An important component to self-building and self-definition is the evocative object. This is an object that, in both a literal and figurative sense, evokes memories, emotions, and meaning in the subject. The computer or networked device (technology) has for the modern person become the evocative object de rigueur. That is to say that the computer, the internet, the smartphone, the digital communication device, the killer app, and/or the SNS (social networking site) has for the vast majority of digital citizens become the evocative object that plays the biggest role in self- or identity-building. Through these technologies, we build relationships, express ourselves, get feedback from outsiders both familiar and strange to us, and invent a culture for ourselves. It is through these objects of profound importance and meaning that we realize, consciously or not, “human possibility,” or so Turkle would argue.

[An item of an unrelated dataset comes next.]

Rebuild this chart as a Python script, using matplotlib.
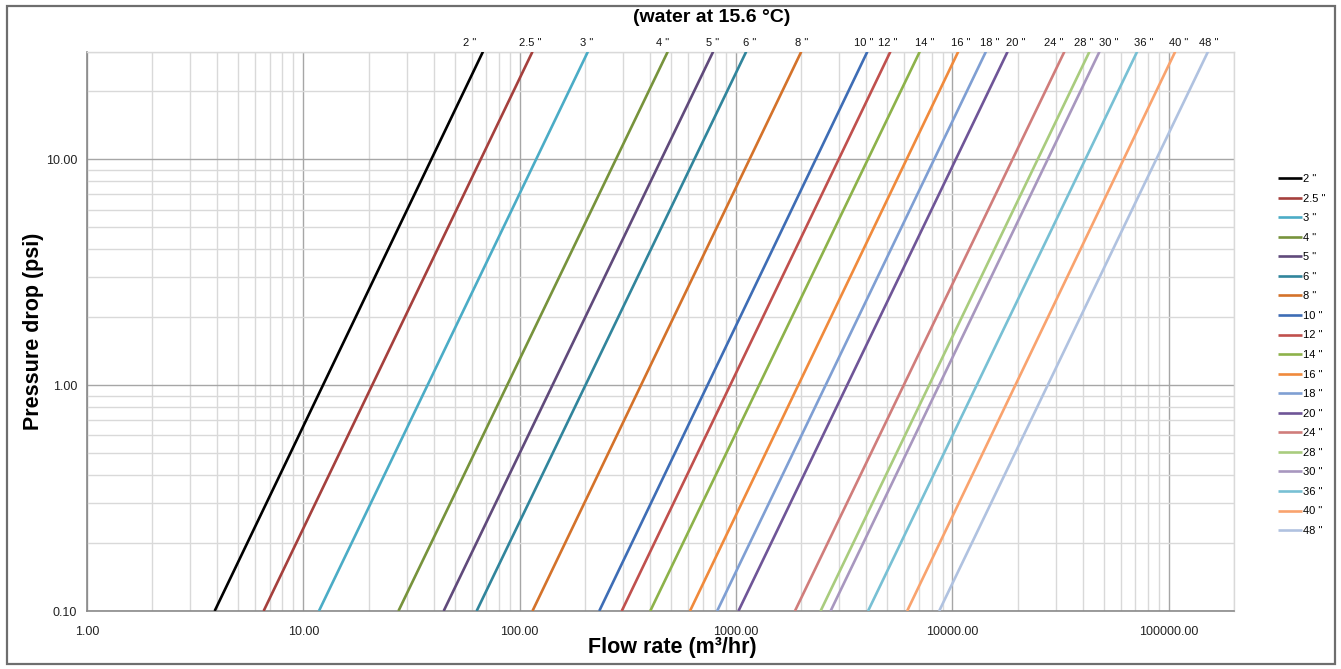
import matplotlib
matplotlib.use("Agg")
import matplotlib.pyplot as plt
from matplotlib.ticker import LogLocator, FuncFormatter, NullFormatter
from matplotlib.patches import Rectangle

# ---- data ----
sizes = ['2', '2.5', '3', '4', '5', '6', '8', '10', '12', '14', '16',
         '18', '20', '24', '28', '30', '36', '40', '48']
pressure_psi = [0.1, 30.0]
flow_at_low = [3.89, 6.55, 11.8, 27.5, 44.5, 63.2, 114.5, 233, 296, 401, 612,
               817, 1025, 1870, 2457, 2733, 4071, 6170, 8678]
flow_at_high = [67.6, 114.5, 206.5, 483, 783, 1113, 2000, 4041, 5164, 7057, 10627,
                14265, 17972, 32891, 42940, 47780, 71340, 106950, 151600]
x_ticks = [1, 10, 100, 1000, 10000, 100000]
y_ticks = [0.1, 1, 10]

# ---- styles ----
colors = ['#000000', '#A5403D', '#4BACC6', '#77933C', '#604A7B', '#31859C',
          '#D4722A', '#3E6DB5', '#C0504D', '#8DB24A', '#F08A3C', '#7F9FD3',
          '#6F5597', '#D07D7B', '#A9CC7E', '#A897BF', '#78C0D4', '#F9A36E',
          '#B0C2E0']
label_dx = [-13, -2, -1, -5, -1, 3, 0, -4, -3, 5, 3, 4, 8, -11, -6, 9, 7, 3, 1]

plt.rcParams['font.family'] = ['Liberation Sans', 'DejaVu Sans']
narrow = ['Liberation Sans Narrow', 'Liberation Sans', 'DejaVu Sans']

W, H = 1341, 669
fig = plt.figure(figsize=(W / 100, H / 100), dpi=100)
ax = fig.add_axes([87 / W, 1 - 611 / H, (1234 - 87) / W, (611 - 51.7) / H])

for i, s in enumerate(sizes):
    ax.plot([flow_at_low[i], flow_at_high[i]], pressure_psi, color=colors[i],
            lw=1.9, label=f'{s} "', solid_capstyle='butt', clip_on=True, zorder=3)
    ax.annotate(f'{s} "', xy=(flow_at_high[i], pressure_psi[1]),
                xytext=(label_dx[i], 9), textcoords='offset pixels',
                ha='center', va='center', fontsize=8, color='#111111',
                family=narrow, annotation_clip=False)

ax.set_xscale('log')
ax.set_yscale('log')
ax.set_xlim(1, 2.0e5)
ax.set_ylim(0.1, 30)

ax.xaxis.set_minor_locator(LogLocator(base=10, subs=range(2, 10), numticks=50))
ax.yaxis.set_minor_locator(LogLocator(base=10, subs=range(2, 10), numticks=50))
ax.set_xticks(x_ticks)
ax.set_yticks(y_ticks)
fmt = FuncFormatter(lambda v, p: f'{v:.2f}')
ax.xaxis.set_major_formatter(fmt)
ax.yaxis.set_major_formatter(fmt)
ax.xaxis.set_minor_formatter(NullFormatter())
ax.yaxis.set_minor_formatter(NullFormatter())
ax.tick_params(which='both', length=0, labelsize=9, colors='#222222')
ax.tick_params(axis='x', which='major', pad=11)
ax.tick_params(axis='y', which='major', pad=7)

ax.grid(which='major', color='#A6A6A6', lw=1.0, zorder=1)
ax.grid(which='minor', color='#D9D9D9', lw=1.0, zorder=1)
ax.set_axisbelow(True)
for side in ['left', 'bottom']:
    ax.spines[side].set_color('#8A8A8A')
    ax.spines[side].set_linewidth(1.2)
for side in ['top', 'right']:
    ax.spines[side].set_color('#D9D9D9')
    ax.spines[side].set_linewidth(1.0)

fig.text(672 / W, 1 - 647 / H, 'Flow rate (m³/hr)',
         ha='center', va='center', fontsize=15.5, fontweight='bold')
fig.text(34 / W, 1 - ((611 + 51.7) / 2) / H, 'Pressure drop (psi)', rotation=90,
         ha='center', va='center', fontsize=15.5, fontweight='bold')
fig.text(712 / W, 1 - 17 / H, '(water at 15.6 °C)', ha='center', va='center',
         fontsize=14, fontweight='bold', family=narrow)

leg = fig.legend(loc='center left', bbox_to_anchor=(1278 / W, 1 - 355 / H),
                 frameon=False, fontsize=8, handlelength=2.15, handletextpad=0.12,
                 labelspacing=0.86, borderpad=0, borderaxespad=0)

fig.patches.append(Rectangle((6.5 / W, 5 / H), (1335 - 6.5) / W, (663 - 5) / H,
                             transform=fig.transFigure, fill=False,
                             edgecolor='#6E6E6E', lw=1.6))

fig.savefig('out.png', dpi=100)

To (perhaps grossly) summarize Turkle's research, technology as evocative object plays a major role in building and defining the decentered self. She would argue that we can't separate technology from our emotions and social life/sociality. She has been in the forefront in identifying how technology profoundly (“singularly”) impacts the question of human identity and self. We define ourselves through technology. We can build one or more identities through technology.
In any event, I believe the decentered self as Turkle would put it draws direct parallels to the fractal self. Both are fragmented and fractured, pieced together from here and there, and can exist as more than one. Furthermore, technology plays a central role in the contruction of the fractal self or fractal identity. I will return to it later, but this raises the question that essentially the line between analog ("real life") and digital ("cyber," "online," or "networked") is blurred. Is it worthy making that distinction any more?